What needs to be done → Please list all lines of the material below in which the string "with" occurs.

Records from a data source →
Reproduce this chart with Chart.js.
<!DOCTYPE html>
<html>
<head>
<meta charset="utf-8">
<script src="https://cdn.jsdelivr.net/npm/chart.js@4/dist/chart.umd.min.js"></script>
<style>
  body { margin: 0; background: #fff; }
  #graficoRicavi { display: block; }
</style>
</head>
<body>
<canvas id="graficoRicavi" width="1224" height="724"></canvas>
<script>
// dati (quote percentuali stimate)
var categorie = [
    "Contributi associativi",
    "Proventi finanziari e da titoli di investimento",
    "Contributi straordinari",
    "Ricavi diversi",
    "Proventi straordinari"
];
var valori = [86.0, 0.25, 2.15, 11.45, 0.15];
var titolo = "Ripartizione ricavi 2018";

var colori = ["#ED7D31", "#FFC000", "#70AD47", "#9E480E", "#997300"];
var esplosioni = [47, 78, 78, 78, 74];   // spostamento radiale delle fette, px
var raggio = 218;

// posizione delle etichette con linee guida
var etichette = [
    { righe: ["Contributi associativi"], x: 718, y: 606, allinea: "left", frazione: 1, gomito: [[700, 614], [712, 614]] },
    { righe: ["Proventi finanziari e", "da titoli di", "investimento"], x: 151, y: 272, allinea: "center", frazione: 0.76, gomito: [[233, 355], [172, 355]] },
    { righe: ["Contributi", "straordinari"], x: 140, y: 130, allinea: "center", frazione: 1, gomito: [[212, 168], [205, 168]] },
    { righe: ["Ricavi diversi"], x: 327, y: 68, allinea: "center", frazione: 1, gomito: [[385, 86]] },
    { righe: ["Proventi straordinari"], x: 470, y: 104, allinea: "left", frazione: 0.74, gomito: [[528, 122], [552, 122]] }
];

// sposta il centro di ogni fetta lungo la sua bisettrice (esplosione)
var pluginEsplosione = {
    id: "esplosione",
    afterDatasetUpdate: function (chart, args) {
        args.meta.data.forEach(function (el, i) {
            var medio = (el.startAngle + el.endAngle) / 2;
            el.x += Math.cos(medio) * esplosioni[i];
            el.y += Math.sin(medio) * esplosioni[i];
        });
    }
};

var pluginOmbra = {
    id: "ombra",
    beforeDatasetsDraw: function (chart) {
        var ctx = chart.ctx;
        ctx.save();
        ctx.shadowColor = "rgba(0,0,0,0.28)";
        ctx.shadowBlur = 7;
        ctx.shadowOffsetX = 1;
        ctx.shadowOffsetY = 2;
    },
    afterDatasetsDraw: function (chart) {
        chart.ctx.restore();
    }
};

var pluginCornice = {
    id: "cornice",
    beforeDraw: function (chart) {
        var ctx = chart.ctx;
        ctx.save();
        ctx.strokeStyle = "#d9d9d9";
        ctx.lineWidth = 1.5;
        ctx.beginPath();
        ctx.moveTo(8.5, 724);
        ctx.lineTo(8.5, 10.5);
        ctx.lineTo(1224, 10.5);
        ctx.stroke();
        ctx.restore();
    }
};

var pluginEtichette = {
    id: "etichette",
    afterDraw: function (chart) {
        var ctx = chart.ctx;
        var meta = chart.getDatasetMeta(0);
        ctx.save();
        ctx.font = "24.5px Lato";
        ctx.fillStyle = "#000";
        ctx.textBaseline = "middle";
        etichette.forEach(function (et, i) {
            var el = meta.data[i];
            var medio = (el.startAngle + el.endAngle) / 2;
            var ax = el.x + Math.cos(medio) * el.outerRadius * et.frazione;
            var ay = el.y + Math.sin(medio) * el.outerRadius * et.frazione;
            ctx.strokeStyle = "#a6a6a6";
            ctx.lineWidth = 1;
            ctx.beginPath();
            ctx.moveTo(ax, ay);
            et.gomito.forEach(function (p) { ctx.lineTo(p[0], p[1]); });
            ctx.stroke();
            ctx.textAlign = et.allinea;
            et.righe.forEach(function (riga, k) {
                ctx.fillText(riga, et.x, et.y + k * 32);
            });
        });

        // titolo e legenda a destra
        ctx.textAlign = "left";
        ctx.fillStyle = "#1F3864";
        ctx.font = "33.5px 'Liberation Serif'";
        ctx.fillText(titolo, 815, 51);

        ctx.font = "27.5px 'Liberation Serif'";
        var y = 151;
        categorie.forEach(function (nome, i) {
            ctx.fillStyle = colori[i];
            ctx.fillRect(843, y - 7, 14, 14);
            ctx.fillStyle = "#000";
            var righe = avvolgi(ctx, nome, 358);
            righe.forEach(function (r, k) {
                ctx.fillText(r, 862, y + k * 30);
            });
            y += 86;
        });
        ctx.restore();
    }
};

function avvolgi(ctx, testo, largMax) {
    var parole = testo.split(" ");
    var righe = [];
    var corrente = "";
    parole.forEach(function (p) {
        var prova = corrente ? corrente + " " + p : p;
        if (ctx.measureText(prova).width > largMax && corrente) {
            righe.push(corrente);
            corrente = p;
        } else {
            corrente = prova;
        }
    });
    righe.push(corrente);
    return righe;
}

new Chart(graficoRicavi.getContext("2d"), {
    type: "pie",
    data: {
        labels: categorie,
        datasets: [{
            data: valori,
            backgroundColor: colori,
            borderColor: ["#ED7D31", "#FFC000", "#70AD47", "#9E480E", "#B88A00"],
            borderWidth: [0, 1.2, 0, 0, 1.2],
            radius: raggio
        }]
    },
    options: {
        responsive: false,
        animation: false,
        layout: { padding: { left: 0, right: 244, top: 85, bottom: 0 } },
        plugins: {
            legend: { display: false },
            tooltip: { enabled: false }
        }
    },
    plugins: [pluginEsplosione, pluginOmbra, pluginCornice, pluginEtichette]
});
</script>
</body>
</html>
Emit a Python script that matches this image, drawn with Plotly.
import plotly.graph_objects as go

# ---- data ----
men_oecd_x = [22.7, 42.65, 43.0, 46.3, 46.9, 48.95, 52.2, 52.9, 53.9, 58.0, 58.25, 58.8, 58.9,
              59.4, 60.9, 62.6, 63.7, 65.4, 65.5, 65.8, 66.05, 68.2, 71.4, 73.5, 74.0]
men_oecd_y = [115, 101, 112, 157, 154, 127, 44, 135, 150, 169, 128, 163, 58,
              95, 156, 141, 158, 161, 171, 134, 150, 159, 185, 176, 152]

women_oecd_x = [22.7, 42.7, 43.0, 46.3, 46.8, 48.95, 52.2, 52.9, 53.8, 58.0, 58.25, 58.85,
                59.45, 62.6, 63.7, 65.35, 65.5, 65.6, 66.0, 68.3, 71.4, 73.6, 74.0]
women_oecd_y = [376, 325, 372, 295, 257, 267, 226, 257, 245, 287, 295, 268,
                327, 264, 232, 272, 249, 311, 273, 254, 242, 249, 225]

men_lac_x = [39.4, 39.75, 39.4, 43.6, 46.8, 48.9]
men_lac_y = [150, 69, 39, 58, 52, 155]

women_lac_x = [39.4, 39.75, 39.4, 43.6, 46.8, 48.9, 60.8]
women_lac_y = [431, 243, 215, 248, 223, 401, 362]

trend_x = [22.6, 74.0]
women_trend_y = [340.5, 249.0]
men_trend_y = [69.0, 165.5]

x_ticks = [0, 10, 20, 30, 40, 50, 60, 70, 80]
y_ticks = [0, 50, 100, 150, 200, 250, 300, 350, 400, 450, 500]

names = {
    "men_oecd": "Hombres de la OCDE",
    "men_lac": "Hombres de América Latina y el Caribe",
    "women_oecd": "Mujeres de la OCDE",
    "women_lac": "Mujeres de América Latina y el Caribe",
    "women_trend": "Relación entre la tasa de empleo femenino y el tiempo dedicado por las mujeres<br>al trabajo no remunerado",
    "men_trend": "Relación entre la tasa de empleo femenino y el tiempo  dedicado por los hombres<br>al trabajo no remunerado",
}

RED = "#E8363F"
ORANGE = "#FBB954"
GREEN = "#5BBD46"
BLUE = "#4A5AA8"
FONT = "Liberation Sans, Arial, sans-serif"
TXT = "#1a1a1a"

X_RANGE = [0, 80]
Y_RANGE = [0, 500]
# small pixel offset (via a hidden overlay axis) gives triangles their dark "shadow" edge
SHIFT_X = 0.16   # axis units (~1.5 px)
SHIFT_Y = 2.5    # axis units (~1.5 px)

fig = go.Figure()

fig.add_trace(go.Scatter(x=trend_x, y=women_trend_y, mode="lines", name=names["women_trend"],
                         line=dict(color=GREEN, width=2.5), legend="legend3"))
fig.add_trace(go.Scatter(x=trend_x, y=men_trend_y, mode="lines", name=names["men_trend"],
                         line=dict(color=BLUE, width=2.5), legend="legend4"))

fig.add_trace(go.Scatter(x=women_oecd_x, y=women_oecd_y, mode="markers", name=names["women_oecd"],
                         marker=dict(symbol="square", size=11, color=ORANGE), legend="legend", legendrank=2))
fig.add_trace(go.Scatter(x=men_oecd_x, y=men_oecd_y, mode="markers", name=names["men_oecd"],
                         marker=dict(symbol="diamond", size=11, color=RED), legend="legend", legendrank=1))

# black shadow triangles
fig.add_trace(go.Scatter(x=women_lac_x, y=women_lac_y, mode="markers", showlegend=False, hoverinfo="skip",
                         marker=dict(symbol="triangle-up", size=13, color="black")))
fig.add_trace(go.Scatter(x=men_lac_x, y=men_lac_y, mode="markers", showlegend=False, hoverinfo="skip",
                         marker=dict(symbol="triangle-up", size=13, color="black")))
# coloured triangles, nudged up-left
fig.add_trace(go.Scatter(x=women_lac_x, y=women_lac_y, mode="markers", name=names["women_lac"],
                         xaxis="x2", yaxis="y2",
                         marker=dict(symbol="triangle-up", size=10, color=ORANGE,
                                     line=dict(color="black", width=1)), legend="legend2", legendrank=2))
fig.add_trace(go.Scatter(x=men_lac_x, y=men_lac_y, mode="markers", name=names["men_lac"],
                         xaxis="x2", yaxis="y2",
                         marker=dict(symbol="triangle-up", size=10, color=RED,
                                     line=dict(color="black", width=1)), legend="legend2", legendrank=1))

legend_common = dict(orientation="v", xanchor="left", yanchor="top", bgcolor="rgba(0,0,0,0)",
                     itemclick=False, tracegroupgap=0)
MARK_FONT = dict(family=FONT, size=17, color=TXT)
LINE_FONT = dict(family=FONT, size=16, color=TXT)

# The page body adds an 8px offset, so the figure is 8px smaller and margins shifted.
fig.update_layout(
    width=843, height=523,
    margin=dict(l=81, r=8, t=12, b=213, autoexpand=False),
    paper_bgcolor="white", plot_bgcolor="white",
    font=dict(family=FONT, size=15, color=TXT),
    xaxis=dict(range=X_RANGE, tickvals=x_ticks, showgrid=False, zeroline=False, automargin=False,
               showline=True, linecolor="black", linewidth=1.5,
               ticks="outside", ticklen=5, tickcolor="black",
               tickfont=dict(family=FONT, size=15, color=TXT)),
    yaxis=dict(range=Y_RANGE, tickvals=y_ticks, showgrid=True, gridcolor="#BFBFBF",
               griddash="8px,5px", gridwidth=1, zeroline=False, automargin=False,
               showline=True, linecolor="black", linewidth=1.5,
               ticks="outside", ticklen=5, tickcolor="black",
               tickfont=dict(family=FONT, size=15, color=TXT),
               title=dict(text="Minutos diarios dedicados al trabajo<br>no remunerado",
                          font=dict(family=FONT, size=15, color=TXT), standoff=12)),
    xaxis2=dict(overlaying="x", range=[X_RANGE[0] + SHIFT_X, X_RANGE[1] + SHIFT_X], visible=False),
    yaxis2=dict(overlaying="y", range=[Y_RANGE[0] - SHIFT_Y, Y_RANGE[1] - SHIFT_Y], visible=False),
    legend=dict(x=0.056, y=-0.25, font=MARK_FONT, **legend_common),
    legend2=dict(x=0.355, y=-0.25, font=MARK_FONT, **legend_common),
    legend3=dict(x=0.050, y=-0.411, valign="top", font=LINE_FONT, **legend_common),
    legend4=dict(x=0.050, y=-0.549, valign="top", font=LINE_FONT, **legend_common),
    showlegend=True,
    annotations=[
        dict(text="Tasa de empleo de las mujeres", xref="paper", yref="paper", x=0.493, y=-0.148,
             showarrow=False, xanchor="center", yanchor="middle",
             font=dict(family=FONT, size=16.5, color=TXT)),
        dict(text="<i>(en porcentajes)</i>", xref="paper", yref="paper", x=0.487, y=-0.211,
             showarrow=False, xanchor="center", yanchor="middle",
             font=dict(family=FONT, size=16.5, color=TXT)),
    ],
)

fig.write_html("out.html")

Exercise result →
Reproduce this chart with Chart.js.
Emit a Python script that matches this image, drawn with Plotly.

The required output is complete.